Al contarme todo aquello no creo que mi padre fingiera. Por el contrario, creo que sabía lo que se decía y, posiblemente, conocía a gente que había sufrido en algún momento una suerte como la que acababa de describirme. Apenado, realizó una pausa y, luego, sin mirarme a los ojos, con la voz apresurada, continuó. Lo hizo como si temiera que algo se le fuera a olvidar si no lo decía rápido y como si también sufriera por el distanciamiento que se iba a producir inevitablemente cuando llegáramos a la
Per-anj.

—Hijo, la vida en la tierra de
Jemet
es muy dura. Esas pobres gentes que ves ahí se esfuerzan como bestias sólo para conseguir algo de pan y algunas verduras que dar a sus familias. Sin embargo, incluso conseguir algo tan modesto no les resulta nada fácil. Se agotan en el campo, sostienen con su sudor a la
Per-a'a
y a los sacerdotes, a menudo son reclutados para combatir o realizar trabajos y sólo a costa de enormes sacrificios consiguen ahorrar algo que les permita garantizar que llegarán a
occidente
después de ir al
ka. —
Calló por un instante y me colocó las manos sobre los hombros—. Nebi, no deseo que ése sea tu futuro. Si tú logras aprender a leer y escribir... si consigues comprender las figuras que aparecen en las paredes de los templos y que se guardan en los archivos de los almacenes y los palacios, tu vida será muy distinta.

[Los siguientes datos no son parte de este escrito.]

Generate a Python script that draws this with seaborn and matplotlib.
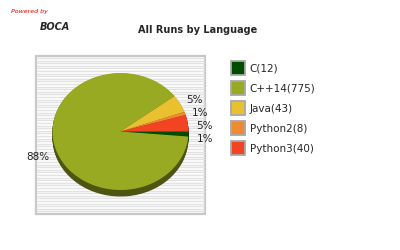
import matplotlib
matplotlib.use("Agg")
import matplotlib.pyplot as plt
from matplotlib.patches import Rectangle
from matplotlib.lines import Line2D
import seaborn as sns
import numpy as np

languages = ["C", "C++14", "Java", "Python2", "Python3"]
runs = [12, 775, 43, 8, 40]
colors = ["#004d00", "#98aa22", "#e9c030", "#f08a30", "#f24322"]
shadow_colors = ["#002a00", "#4e5512", "#75601a", "#784518", "#792211"]

sns.set_style("white")
plt.rcParams["font.family"] = ["DejaVu Sans"]

W, H = 400, 250
fig = plt.figure(figsize=(4, 2.5), dpi=100)

# background axes in pixel units (y down)
bg = fig.add_axes([0, 0, 1, 1])
bg.set_xlim(0, W)
bg.set_ylim(H, 0)
bg.axis("off")
bx0, bx1, by0, by1 = 36, 205, 56, 214
bg.add_patch(Rectangle((bx0, by0), bx1 - bx0, by1 - by0, facecolor="white",
                       edgecolor="#c8c8c8", linewidth=1.6))
for y in np.arange(by0 + 2, by1 - 1, 2.6):
    bg.plot([bx0 + 1, bx1 - 1], [y, y], color="#e2e2e2", linewidth=1.0)

# pie axes in pixel units (y up, scaled to make ellipse)
cx, cy = 120.5, 131.5
rx, ry, depth = 68, 58.5, 6.5
k = ry / rx
ax = fig.add_axes([0, 0, 1, 1])
cyd = (H - cy) / k

for d in np.linspace(depth, 0.5, 10):
    ax.pie(runs, colors=shadow_colors, startangle=0, counterclock=False,
           radius=rx, center=(cx, cyd - d / k), frame=True,
           wedgeprops=dict(linewidth=0))
wedges, _ = ax.pie(runs, colors=colors, startangle=0, counterclock=False,
                   radius=rx, center=(cx, cyd), frame=True,
                   wedgeprops=dict(linewidth=0))
ax.set_aspect("auto")
ax.set_xlim(0, W)
ax.set_ylim(0, H / k)
ax.axis("off")

total = sum(runs)
pcts = [f"{round(100 * v / total)}%" for v in runs]
# label offsets from pie centre, pixels (x right, y up)
label_offsets = [(85, -8), (-83, -25), (74, 32), (80, 19), (84, 6)]
for p, (dx, dy) in zip(pcts, label_offsets):
    ax.text(cx + dx, cyd + dy / k, p, ha="center", va="center",
            fontsize=7.5, color="#222222")

handles = [Line2D([], [], linestyle="none", marker="s", markersize=9.6,
                  markerfacecolor=c, markeredgecolor="#a8a8a8", markeredgewidth=1.3)
           for c in colors]
labels = [f"{n}({v})" for n, v in zip(languages, runs)]
fig.legend(handles, labels, loc="upper left", bbox_to_anchor=(231 / W, 1 - 63.5 / H),
           frameon=False, fontsize=7.5, handlelength=1.35, handleheight=1.0,
           labelspacing=0.95, handletextpad=0.45, borderaxespad=0, borderpad=0)

fig.text(198 / W, 1 - 30 / H, "All Runs by Language", ha="center", va="center",
         fontsize=7, fontweight="bold")
fig.text(11 / W, 1 - 12 / H, "Powered by", ha="left", va="center",
         fontsize=4.5, fontstyle="italic", color="#ee0000")
fig.text(40 / W, 1 - 27 / H, "BOCA", ha="left", va="center",
         fontsize=7, fontstyle="italic", fontweight="bold")

fig.savefig("out.png", dpi=100)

Creo que fue entonces cuando por primera vez experimenté en mi corazón un sentimiento que luego se repetiría en diversas ocasiones con el paso de los años, aunque no siempre pudiera ser sumiso al mismo. Se trataba de una compasión por la desgracia ajena mezclada con un deseo casi compulsivo de no participar en ella. La visión del hortelano y del campesino había removido algo en mi interior y no pude evitar que mis ojos se humedecieran. Pero, a la vez, y de una manera mucho más fuerte, sentí el impulso para no verme, bajo ningún concepto, reducido nunca a un estado como el suyo.